— DATA EXTRACT —
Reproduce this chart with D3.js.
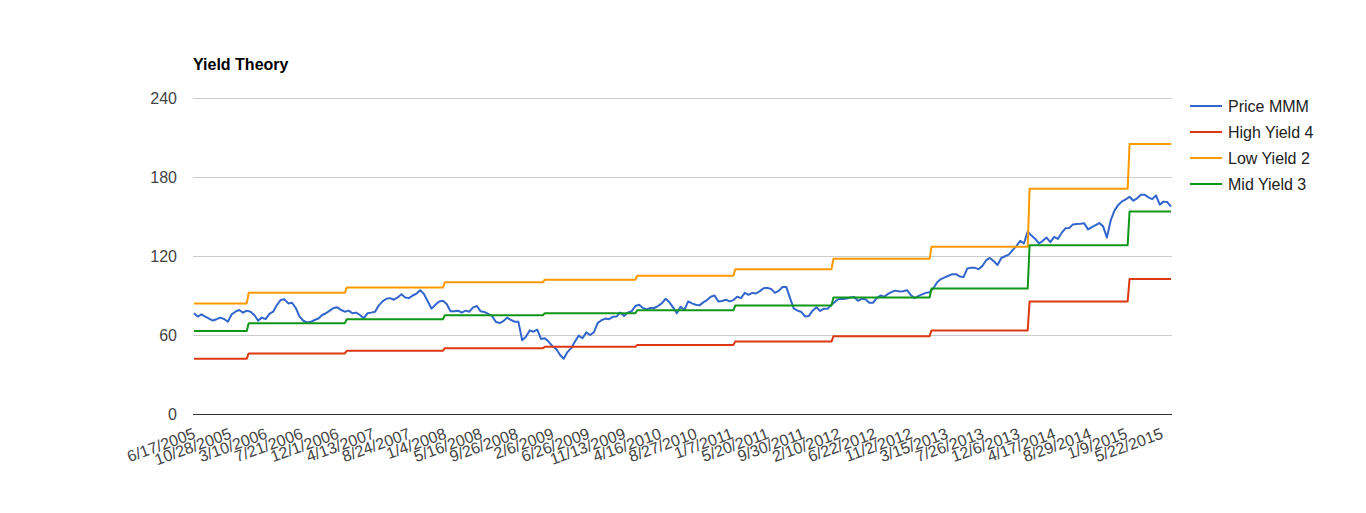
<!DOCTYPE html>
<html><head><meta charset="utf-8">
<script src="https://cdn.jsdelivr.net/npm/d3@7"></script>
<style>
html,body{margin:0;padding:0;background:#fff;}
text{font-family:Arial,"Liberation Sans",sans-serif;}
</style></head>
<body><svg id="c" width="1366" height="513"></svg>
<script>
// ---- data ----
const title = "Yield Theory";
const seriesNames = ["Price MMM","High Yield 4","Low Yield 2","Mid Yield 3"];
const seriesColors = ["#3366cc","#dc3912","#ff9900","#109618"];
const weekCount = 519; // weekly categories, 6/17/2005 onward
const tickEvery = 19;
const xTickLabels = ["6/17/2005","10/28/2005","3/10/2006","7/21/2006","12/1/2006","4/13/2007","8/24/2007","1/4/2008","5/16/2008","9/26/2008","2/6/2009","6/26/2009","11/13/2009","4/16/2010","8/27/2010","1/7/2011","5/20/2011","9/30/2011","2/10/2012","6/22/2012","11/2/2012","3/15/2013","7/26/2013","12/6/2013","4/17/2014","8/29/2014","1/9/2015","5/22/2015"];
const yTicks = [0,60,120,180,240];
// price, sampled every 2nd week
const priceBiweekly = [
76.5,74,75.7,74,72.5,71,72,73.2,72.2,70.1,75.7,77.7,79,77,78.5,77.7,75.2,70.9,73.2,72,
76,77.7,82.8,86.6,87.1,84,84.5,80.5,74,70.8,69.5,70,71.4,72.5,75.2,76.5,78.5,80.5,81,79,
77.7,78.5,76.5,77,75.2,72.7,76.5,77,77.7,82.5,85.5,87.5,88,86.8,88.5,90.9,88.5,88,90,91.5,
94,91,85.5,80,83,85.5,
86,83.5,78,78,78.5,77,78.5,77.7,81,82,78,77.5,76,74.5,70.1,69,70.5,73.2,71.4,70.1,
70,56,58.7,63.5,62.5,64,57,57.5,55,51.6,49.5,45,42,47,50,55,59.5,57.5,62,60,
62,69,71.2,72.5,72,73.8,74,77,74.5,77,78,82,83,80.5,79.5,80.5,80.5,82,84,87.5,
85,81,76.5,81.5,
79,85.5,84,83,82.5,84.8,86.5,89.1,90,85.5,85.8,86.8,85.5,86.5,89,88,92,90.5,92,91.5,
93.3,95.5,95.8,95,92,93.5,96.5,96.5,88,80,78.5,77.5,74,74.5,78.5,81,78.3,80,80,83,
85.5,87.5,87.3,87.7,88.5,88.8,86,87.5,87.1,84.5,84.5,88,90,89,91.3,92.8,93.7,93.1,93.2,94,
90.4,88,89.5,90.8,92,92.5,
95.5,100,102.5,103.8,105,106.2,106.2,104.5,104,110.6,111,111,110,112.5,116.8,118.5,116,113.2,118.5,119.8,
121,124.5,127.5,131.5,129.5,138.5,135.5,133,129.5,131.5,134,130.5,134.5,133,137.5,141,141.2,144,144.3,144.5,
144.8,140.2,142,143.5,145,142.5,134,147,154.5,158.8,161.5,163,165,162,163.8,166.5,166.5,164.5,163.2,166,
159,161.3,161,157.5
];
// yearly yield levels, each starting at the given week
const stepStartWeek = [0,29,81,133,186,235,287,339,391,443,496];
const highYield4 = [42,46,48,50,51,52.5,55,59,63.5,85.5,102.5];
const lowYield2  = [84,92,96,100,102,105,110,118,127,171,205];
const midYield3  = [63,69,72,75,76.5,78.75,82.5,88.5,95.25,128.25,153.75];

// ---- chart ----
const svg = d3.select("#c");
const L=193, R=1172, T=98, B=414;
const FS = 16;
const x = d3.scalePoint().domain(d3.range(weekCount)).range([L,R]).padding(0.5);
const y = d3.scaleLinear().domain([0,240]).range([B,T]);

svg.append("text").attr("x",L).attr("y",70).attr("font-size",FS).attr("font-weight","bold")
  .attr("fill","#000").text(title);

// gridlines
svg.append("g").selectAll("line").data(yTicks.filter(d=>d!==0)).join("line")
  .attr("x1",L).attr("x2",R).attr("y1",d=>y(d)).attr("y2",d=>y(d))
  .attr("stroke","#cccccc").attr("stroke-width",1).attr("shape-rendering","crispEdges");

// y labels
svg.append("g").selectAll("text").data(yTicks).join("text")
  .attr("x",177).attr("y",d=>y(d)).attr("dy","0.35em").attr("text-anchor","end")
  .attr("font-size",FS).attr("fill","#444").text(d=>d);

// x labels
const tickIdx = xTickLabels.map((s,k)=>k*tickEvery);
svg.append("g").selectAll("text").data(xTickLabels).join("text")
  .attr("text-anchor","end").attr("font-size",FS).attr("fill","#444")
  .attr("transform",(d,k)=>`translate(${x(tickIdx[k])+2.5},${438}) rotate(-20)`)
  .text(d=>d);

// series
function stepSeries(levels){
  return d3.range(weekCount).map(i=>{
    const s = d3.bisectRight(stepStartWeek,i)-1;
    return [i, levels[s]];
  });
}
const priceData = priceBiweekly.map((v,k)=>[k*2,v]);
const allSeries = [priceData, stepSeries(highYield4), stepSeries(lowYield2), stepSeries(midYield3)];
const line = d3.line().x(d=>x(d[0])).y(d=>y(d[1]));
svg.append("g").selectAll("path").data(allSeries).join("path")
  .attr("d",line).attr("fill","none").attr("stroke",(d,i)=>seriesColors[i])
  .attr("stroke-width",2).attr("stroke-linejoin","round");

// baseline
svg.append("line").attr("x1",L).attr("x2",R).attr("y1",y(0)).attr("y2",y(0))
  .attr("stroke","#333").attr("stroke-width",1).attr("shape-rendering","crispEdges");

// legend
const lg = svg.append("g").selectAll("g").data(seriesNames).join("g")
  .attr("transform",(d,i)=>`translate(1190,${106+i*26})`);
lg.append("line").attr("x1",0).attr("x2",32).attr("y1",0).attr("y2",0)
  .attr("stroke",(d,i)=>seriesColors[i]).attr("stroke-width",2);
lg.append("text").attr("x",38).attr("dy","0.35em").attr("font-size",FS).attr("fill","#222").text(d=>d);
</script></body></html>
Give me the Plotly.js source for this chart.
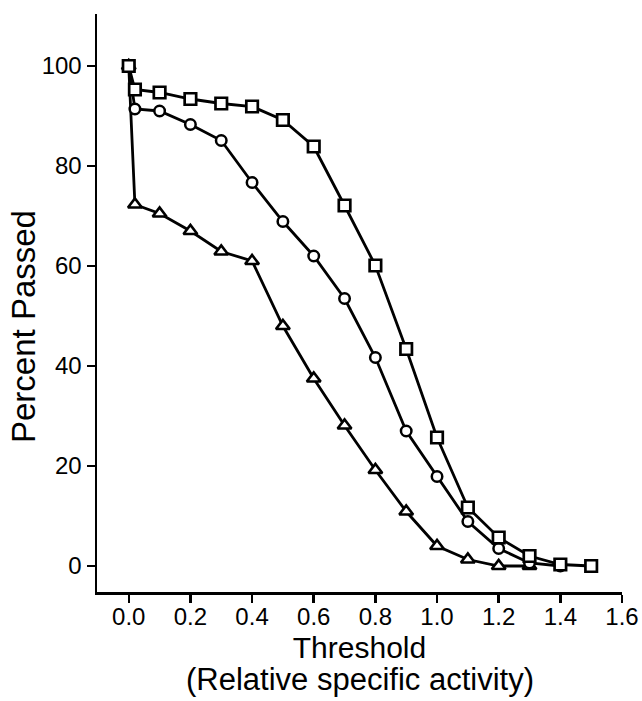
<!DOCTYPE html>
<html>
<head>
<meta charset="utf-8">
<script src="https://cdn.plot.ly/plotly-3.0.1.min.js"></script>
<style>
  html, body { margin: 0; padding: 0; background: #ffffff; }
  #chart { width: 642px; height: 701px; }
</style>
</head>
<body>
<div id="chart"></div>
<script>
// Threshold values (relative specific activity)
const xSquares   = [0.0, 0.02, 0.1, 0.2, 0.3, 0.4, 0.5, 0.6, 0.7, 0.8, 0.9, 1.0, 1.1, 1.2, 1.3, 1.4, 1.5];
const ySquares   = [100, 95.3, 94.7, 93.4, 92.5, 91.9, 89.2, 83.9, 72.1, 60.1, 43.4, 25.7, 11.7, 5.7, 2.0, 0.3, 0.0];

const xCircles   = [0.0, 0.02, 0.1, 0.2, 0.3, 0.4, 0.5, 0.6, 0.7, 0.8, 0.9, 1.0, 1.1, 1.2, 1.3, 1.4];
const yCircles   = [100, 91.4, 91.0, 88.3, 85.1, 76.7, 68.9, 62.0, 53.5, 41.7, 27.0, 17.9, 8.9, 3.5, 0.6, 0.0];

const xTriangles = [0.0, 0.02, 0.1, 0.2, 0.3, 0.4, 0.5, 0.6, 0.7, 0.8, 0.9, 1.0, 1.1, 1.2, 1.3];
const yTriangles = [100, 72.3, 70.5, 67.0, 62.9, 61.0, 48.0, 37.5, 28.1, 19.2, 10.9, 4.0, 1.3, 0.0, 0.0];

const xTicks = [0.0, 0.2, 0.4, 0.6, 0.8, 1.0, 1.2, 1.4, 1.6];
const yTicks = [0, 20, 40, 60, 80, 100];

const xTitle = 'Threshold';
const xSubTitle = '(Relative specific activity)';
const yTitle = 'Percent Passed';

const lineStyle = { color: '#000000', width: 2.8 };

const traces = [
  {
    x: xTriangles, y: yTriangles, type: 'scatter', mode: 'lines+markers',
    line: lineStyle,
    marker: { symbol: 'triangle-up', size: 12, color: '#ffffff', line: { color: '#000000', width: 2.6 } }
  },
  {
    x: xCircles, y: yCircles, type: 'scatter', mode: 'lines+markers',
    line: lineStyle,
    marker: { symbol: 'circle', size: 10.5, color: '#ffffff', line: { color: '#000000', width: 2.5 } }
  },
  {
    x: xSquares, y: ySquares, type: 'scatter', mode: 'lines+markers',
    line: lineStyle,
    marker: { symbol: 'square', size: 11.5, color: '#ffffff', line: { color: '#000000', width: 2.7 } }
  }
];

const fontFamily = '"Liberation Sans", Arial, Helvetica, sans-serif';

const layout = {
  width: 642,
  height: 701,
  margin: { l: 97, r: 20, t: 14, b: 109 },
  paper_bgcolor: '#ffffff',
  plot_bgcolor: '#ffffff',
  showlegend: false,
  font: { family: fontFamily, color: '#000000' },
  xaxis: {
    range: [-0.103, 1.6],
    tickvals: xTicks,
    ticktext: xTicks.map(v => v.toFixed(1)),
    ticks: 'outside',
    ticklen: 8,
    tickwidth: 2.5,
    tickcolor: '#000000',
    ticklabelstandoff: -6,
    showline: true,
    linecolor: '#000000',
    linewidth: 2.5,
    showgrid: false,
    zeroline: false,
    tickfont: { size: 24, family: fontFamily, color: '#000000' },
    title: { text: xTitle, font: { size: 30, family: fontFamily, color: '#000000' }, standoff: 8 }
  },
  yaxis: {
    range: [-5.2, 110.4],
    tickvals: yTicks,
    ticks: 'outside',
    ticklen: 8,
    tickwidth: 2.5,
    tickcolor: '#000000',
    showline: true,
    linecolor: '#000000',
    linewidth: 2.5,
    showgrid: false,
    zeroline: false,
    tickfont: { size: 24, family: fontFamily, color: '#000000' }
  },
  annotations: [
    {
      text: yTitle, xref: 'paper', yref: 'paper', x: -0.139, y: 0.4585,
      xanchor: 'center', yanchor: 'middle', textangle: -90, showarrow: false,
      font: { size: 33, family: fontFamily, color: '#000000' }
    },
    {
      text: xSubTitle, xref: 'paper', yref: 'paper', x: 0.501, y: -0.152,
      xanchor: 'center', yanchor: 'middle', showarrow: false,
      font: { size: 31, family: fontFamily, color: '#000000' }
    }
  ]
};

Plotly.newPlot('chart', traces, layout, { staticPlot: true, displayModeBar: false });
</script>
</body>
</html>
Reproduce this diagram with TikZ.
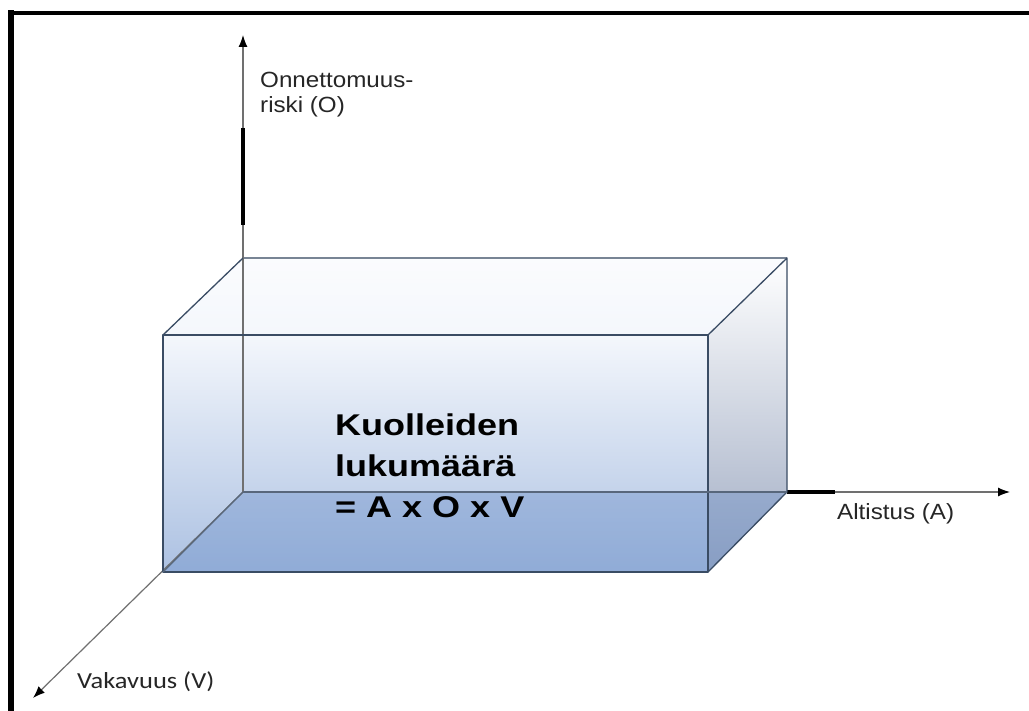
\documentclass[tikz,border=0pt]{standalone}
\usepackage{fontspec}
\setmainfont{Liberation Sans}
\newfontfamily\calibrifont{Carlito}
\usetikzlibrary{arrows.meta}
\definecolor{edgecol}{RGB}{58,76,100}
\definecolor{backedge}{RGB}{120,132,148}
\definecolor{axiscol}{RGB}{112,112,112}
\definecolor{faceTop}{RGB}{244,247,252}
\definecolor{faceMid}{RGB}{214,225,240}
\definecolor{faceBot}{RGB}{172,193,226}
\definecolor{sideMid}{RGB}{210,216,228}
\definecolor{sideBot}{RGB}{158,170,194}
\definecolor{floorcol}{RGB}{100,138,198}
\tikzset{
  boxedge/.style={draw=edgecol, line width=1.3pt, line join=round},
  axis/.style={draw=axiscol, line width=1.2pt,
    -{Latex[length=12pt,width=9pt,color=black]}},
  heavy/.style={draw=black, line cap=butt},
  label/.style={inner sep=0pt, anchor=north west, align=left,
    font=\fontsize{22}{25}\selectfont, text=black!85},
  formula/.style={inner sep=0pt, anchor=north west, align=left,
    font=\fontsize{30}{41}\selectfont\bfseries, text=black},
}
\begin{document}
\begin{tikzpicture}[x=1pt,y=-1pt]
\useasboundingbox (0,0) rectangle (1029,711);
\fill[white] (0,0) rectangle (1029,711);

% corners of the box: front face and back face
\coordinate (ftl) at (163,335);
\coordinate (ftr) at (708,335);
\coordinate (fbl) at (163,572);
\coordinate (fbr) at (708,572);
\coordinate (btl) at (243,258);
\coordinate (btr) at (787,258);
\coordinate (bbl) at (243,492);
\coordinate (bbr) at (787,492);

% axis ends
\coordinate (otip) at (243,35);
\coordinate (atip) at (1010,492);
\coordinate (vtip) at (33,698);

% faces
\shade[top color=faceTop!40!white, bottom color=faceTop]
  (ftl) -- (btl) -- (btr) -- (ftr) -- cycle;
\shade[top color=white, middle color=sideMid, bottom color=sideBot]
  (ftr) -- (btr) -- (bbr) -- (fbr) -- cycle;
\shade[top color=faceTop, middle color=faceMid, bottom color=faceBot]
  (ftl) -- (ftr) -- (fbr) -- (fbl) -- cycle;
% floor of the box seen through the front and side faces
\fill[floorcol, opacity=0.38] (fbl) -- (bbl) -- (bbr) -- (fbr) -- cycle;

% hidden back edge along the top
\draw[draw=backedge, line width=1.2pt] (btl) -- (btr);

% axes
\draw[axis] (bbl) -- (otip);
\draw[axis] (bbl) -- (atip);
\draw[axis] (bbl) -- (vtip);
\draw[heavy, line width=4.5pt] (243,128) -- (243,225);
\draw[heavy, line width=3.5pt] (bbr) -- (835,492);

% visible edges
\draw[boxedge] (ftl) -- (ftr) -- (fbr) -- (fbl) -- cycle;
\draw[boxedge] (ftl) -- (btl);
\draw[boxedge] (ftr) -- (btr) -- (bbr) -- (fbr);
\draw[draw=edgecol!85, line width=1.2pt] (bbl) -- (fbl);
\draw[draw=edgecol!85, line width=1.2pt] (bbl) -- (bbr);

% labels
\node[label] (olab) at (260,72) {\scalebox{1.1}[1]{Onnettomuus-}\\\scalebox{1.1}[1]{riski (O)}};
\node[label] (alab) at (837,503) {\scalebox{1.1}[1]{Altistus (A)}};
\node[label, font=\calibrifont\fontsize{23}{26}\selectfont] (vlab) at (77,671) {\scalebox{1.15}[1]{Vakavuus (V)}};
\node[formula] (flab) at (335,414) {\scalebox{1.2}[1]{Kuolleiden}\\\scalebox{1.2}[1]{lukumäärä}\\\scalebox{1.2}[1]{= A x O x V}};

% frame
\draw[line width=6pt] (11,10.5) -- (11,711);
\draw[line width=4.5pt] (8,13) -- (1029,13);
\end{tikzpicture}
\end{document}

— WORK TO COMPLETE —
Copy the listing above exactly, but only from the line with "Give me the Plotly.js source for this chart." through the line with "Arial, Helvetica, sans-serif';", including those two lines and excluding any picture.

— RESULT OF THE TASK —
Give me the Plotly.js source for this chart.
<!DOCTYPE html>
<html>
<head>
<meta charset="utf-8">
<script src="https://cdn.plot.ly/plotly-3.0.1.min.js"></script>
<style>
  html, body { margin: 0; padding: 0; background: #ffffff; }
  #chart { width: 642px; height: 701px; }
</style>
</head>
<body>
<div id="chart"></div>
<script>
// Threshold values (relative specific activity)
const xSquares   = [0.0, 0.02, 0.1, 0.2, 0.3, 0.4, 0.5, 0.6, 0.7, 0.8, 0.9, 1.0, 1.1, 1.2, 1.3, 1.4, 1.5];
const ySquares   = [100, 95.3, 94.7, 93.4, 92.5, 91.9, 89.2, 83.9, 72.1, 60.1, 43.4, 25.7, 11.7, 5.7, 2.0, 0.3, 0.0];

const xCircles   = [0.0, 0.02, 0.1, 0.2, 0.3, 0.4, 0.5, 0.6, 0.7, 0.8, 0.9, 1.0, 1.1, 1.2, 1.3, 1.4];
const yCircles   = [100, 91.4, 91.0, 88.3, 85.1, 76.7, 68.9, 62.0, 53.5, 41.7, 27.0, 17.9, 8.9, 3.5, 0.6, 0.0];

const xTriangles = [0.0, 0.02, 0.1, 0.2, 0.3, 0.4, 0.5, 0.6, 0.7, 0.8, 0.9, 1.0, 1.1, 1.2, 1.3];
const yTriangles = [100, 72.3, 70.5, 67.0, 62.9, 61.0, 48.0, 37.5, 28.1, 19.2, 10.9, 4.0, 1.3, 0.0, 0.0];

const xTicks = [0.0, 0.2, 0.4, 0.6, 0.8, 1.0, 1.2, 1.4, 1.6];
const yTicks = [0, 20, 40, 60, 80, 100];

const xTitle = 'Threshold';
const xSubTitle = '(Relative specific activity)';
const yTitle = 'Percent Passed';

const lineStyle = { color: '#000000', width: 2.8 };

const traces = [
  {
    x: xTriangles, y: yTriangles, type: 'scatter', mode: 'lines+markers',
    line: lineStyle,
    marker: { symbol: 'triangle-up', size: 12, color: '#ffffff', line: { color: '#000000', width: 2.6 } }
  },
  {
    x: xCircles, y: yCircles, type: 'scatter', mode: 'lines+markers',
    line: lineStyle,
    marker: { symbol: 'circle', size: 10.5, color: '#ffffff', line: { color: '#000000', width: 2.5 } }
  },
  {
    x: xSquares, y: ySquares, type: 'scatter', mode: 'lines+markers',
    line: lineStyle,
    marker: { symbol: 'square', size: 11.5, color: '#ffffff', line: { color: '#000000', width: 2.7 } }
  }
];

const fontFamily = '"Liberation Sans", Arial, Helvetica, sans-serif';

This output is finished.